Recurrent net income, used to work out dividends, gained to 1.30 billion euros ($1.7 billion) from 1.29 billion euros, the Essen-based company said today in a statement. The result beat the 1.20 billion-euro average of eight estimates compiled by Bloomberg, exceeding consensus for the first time in five quarters. Sales gained 2.9 percent to 16.1 billion euros.
“Recurrent net income is slightly above my expectations,” Daniel Seidenspinner, a B. Metzler Seel Sohn & Co. KGaA analyst, said from Frankfurt. “Efficiency measures are effective. One-time effects helped, e.g. the cold weather increased gas use.”
The utility and larger rival EON SE are reducing costs and selling assets after German Chancellor Angela Merkel ordered the closing of all nuclear reactors by 2022 following the Fukushima disaster in Japan. RWE said in March it would sell its Dea oil unit to cut spending. It’s seeking to raise as much as 5 billion euros from the sale, a person familiar with the matter said.
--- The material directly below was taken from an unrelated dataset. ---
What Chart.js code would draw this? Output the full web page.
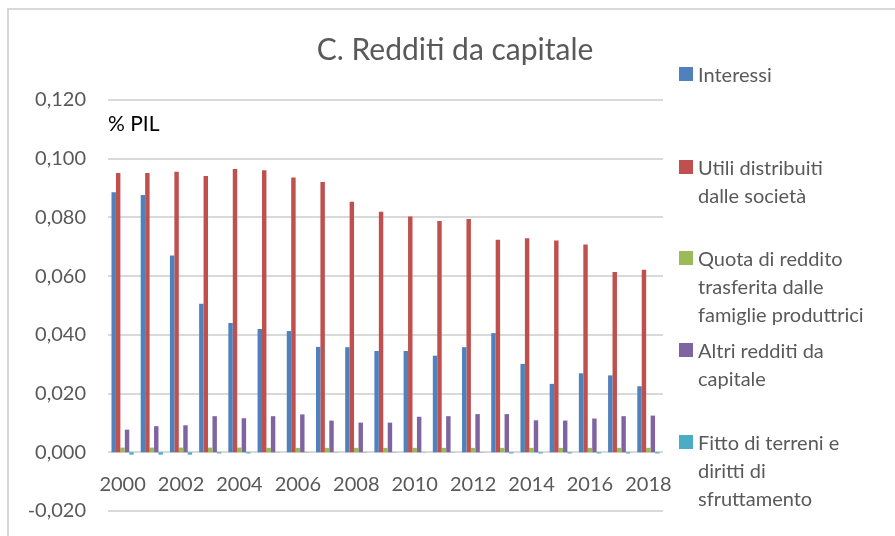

RWE affirmed its full-year target for recurrent net income of 2.4 billion euros and operating profit of 5.9 billion euros, below last year’s level, according to today’s statement.
“Positive effects from the efficiency program and improvements in gas procurement conditions were contrasted by substantial earnings shortfalls in the conventional power generation business,” it said. “These factors will continue to have an impact on business performance for the year.”
RWE fell 0.7 percent to 27.41 in Frankfurt, while EON dropped 0.5 percent to 12.95 euros.
EON last week reported a 16 percent decline in first-quarter earnings because of asset sales, lower output and narrower margins in power generation from fossil fuels.